**WHAT IS NEEDED**:
State how many lines of the listing below include the word "image". Give only the number.

**GIVEN INFORMATION**:

————————

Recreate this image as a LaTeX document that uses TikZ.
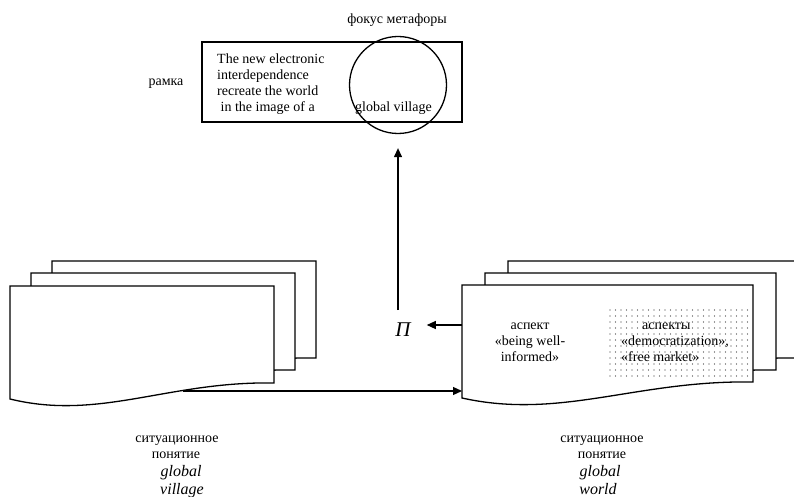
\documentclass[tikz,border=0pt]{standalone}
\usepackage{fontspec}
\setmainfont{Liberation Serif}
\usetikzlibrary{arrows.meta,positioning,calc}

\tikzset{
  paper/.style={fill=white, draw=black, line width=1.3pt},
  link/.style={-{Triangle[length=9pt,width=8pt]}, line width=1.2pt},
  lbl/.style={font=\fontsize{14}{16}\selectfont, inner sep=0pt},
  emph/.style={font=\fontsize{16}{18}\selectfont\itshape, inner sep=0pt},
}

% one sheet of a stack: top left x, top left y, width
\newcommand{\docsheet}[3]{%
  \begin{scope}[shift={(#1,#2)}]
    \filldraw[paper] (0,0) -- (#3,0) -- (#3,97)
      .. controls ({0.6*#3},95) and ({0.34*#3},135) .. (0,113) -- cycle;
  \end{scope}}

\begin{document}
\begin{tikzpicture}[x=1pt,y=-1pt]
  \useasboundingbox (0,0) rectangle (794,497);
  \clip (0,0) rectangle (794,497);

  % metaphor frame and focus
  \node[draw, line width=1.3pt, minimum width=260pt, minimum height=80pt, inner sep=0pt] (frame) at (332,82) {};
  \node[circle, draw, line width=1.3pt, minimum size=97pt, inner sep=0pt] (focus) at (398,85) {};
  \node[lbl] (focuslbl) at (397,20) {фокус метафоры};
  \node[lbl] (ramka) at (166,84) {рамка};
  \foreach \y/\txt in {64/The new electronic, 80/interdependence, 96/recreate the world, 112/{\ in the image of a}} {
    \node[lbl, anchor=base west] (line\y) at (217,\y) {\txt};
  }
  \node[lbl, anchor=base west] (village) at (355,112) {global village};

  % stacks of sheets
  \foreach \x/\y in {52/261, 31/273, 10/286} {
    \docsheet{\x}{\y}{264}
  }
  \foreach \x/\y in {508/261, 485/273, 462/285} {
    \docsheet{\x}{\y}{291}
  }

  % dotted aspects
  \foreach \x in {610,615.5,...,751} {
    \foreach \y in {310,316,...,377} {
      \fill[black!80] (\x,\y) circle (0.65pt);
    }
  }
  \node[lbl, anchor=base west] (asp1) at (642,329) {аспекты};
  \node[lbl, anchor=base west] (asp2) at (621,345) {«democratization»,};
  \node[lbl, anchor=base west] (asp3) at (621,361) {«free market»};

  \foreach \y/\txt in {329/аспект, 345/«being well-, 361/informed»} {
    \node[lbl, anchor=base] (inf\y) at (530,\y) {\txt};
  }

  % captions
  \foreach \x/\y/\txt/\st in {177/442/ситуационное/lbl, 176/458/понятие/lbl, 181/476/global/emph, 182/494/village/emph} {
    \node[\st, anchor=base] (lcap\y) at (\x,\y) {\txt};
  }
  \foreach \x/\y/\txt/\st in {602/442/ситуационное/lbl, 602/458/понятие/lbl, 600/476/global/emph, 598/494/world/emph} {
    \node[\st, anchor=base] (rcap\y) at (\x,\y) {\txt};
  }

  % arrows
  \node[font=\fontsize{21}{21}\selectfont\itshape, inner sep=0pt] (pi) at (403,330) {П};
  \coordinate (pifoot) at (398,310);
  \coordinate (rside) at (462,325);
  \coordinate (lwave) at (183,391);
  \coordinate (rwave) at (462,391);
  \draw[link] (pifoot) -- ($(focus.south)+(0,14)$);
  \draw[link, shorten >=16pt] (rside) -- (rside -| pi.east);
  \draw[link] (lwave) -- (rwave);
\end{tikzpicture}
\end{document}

————————

**PROBLEM SOLUTION**:
2